Task details:
Print, word for word, the opening line of the data below and every line after it through the line that contains "0.34, 0.27, 0.23, 0.19, 0.16]", but not the pictures.

++++++++++

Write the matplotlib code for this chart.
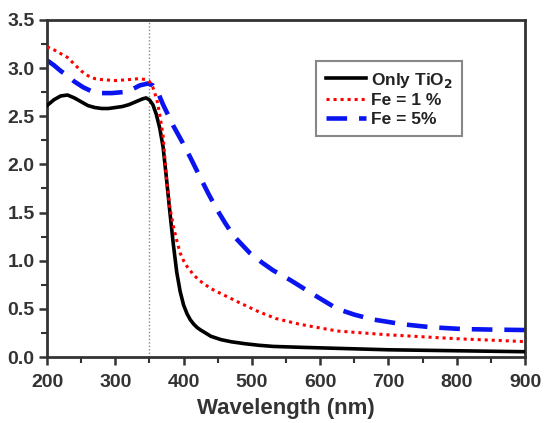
import matplotlib
matplotlib.use("Agg")
import matplotlib.pyplot as plt
from matplotlib.ticker import MultipleLocator

plt.rcParams['font.family'] = ['Liberation Sans', 'DejaVu Sans']
plt.rcParams['font.weight'] = 'bold'

# Only TiO2
wl_ti = [200, 210, 220, 230, 240, 250, 260, 270, 280, 290, 300, 310, 320, 330, 340, 345,
         350, 355, 360, 365, 370, 375, 380, 385, 390, 395, 400, 405, 410, 415, 420, 425,
         432, 440, 455, 470, 490, 510, 531, 575, 625, 700, 800, 900]
abs_ti = [2.61, 2.67, 2.71, 2.72, 2.69, 2.65, 2.61, 2.59, 2.58, 2.58, 2.59, 2.60, 2.62, 2.65, 2.68, 2.69,
          2.67, 2.62, 2.52, 2.38, 2.18, 1.85, 1.50, 1.17, 0.88, 0.68, 0.54, 0.45, 0.385, 0.34, 0.305, 0.28,
          0.25, 0.215, 0.18, 0.158, 0.138, 0.122, 0.11, 0.10, 0.09, 0.075, 0.065, 0.055]

# Fe = 1 %
wl_fe1 = [200, 210, 220, 230, 240, 250, 260, 270, 280, 300, 320, 335, 345, 350, 355, 361,
          365, 370, 375, 380, 385, 390, 395, 400, 405, 415, 424, 440, 460, 483, 510, 535,
          570, 625, 700, 800, 900]
abs_fe1 = [3.22, 3.19, 3.15, 3.11, 3.04, 2.97, 2.92, 2.89, 2.88, 2.87, 2.88, 2.89, 2.88, 2.86, 2.80, 2.67,
           2.52, 2.30, 1.84, 1.55, 1.36, 1.21, 1.08, 1.00, 0.94, 0.85, 0.79, 0.71, 0.64, 0.56, 0.47, 0.40,
           0.34, 0.27, 0.23, 0.19, 0.16]

# Fe = 5%
wl_fe5 = [200, 210, 220, 230, 240, 253, 265, 278, 295, 311, 325, 336, 348, 355, 361, 370,
          385, 399, 410, 424, 436, 449, 461, 473, 485, 497, 515, 531, 556, 590, 625, 650,
          677, 721, 761, 809, 850, 900]
abs_fe5 = [3.08, 3.03, 2.97, 2.92, 2.86, 2.80, 2.76, 2.74, 2.74, 2.75, 2.78, 2.82, 2.84, 2.82, 2.77, 2.62,
           2.40, 2.22, 2.07, 1.87, 1.70, 1.53, 1.39, 1.26, 1.17, 1.08, 0.98, 0.90, 0.80, 0.65, 0.50, 0.44,
           0.39, 0.34, 0.31, 0.29, 0.285, 0.28]

labels = ['Only TiO$_\\mathbf{2}$', 'Fe = 1 %', 'Fe = 5%']
x_ticks = [200, 300, 400, 500, 600, 700, 800, 900]
y_ticks = [0.0, 0.5, 1.0, 1.5, 2.0, 2.5, 3.0, 3.5]

fig = plt.figure(figsize=(5.44, 4.23), dpi=100)
ax = fig.add_axes([0.0864, 0.156, 0.8787, 0.797])

ax.axvline(350, color='#888888', lw=1.0, ls=(0, (1, 1.5)), zorder=1)

ax.plot(wl_ti, abs_ti, color='black', lw=2.6, label=labels[0], zorder=3)
ax.plot(wl_fe1, abs_fe1, color='red', lw=2.2, ls=(0, (1, 1.3)), label=labels[1], zorder=4)
ax.plot(wl_fe5, abs_fe5, color='#0a14f0', lw=3.3, ls=(0, (4.5, 2.6)), label=labels[2], zorder=2)

ax.set_xlim(200, 900)
ax.set_ylim(0, 3.5)
ax.set_xticks(x_ticks)
ax.set_yticks(y_ticks)
ax.set_yticklabels([f'{v:.1f}' for v in y_ticks])
ax.xaxis.set_minor_locator(MultipleLocator(50))
ax.yaxis.set_minor_locator(MultipleLocator(0.25))
ax.tick_params(which='major', direction='out', length=6, width=1.8, color='#333333',
               labelsize=14)
ax.tick_params(axis='x', which='major', pad=6)
ax.tick_params(axis='y', which='major', pad=3)
ax.tick_params(which='minor', direction='out', length=4, width=1.5, color='#333333')
for lab in ax.get_xticklabels() + ax.get_yticklabels():
    lab.set_fontweight('bold')
    lab.set_color('#333333')
for s in ax.spines.values():
    s.set_linewidth(2.0)
    s.set_color('#333333')

ax.set_xlabel('Wavelength (nm)', fontsize=16, fontweight='bold', color='#333333', labelpad=5)

leg = ax.legend(loc='upper left', bbox_to_anchor=(0.563, 0.878), fontsize=12.5,
                frameon=True, fancybox=False, edgecolor='#888888', framealpha=1,
                handlelength=2.3, handletextpad=0.3, labelspacing=0.2, borderpad=0.55,
                borderaxespad=0)
leg.get_frame().set_linewidth(1.5)
for t in leg.get_texts():
    t.set_fontweight('bold')
    t.set_color('#222222')

fig.savefig('out.png', dpi=100)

++++++++++

Complete output:
Write the matplotlib code for this chart.
import matplotlib
matplotlib.use("Agg")
import matplotlib.pyplot as plt
from matplotlib.ticker import MultipleLocator

plt.rcParams['font.family'] = ['Liberation Sans', 'DejaVu Sans']
plt.rcParams['font.weight'] = 'bold'

# Only TiO2
wl_ti = [200, 210, 220, 230, 240, 250, 260, 270, 280, 290, 300, 310, 320, 330, 340, 345,
         350, 355, 360, 365, 370, 375, 380, 385, 390, 395, 400, 405, 410, 415, 420, 425,
         432, 440, 455, 470, 490, 510, 531, 575, 625, 700, 800, 900]
abs_ti = [2.61, 2.67, 2.71, 2.72, 2.69, 2.65, 2.61, 2.59, 2.58, 2.58, 2.59, 2.60, 2.62, 2.65, 2.68, 2.69,
          2.67, 2.62, 2.52, 2.38, 2.18, 1.85, 1.50, 1.17, 0.88, 0.68, 0.54, 0.45, 0.385, 0.34, 0.305, 0.28,
          0.25, 0.215, 0.18, 0.158, 0.138, 0.122, 0.11, 0.10, 0.09, 0.075, 0.065, 0.055]

# Fe = 1 %
wl_fe1 = [200, 210, 220, 230, 240, 250, 260, 270, 280, 300, 320, 335, 345, 350, 355, 361,
          365, 370, 375, 380, 385, 390, 395, 400, 405, 415, 424, 440, 460, 483, 510, 535,
          570, 625, 700, 800, 900]
abs_fe1 = [3.22, 3.19, 3.15, 3.11, 3.04, 2.97, 2.92, 2.89, 2.88, 2.87, 2.88, 2.89, 2.88, 2.86, 2.80, 2.67,
           2.52, 2.30, 1.84, 1.55, 1.36, 1.21, 1.08, 1.00, 0.94, 0.85, 0.79, 0.71, 0.64, 0.56, 0.47, 0.40,
           0.34, 0.27, 0.23, 0.19, 0.16]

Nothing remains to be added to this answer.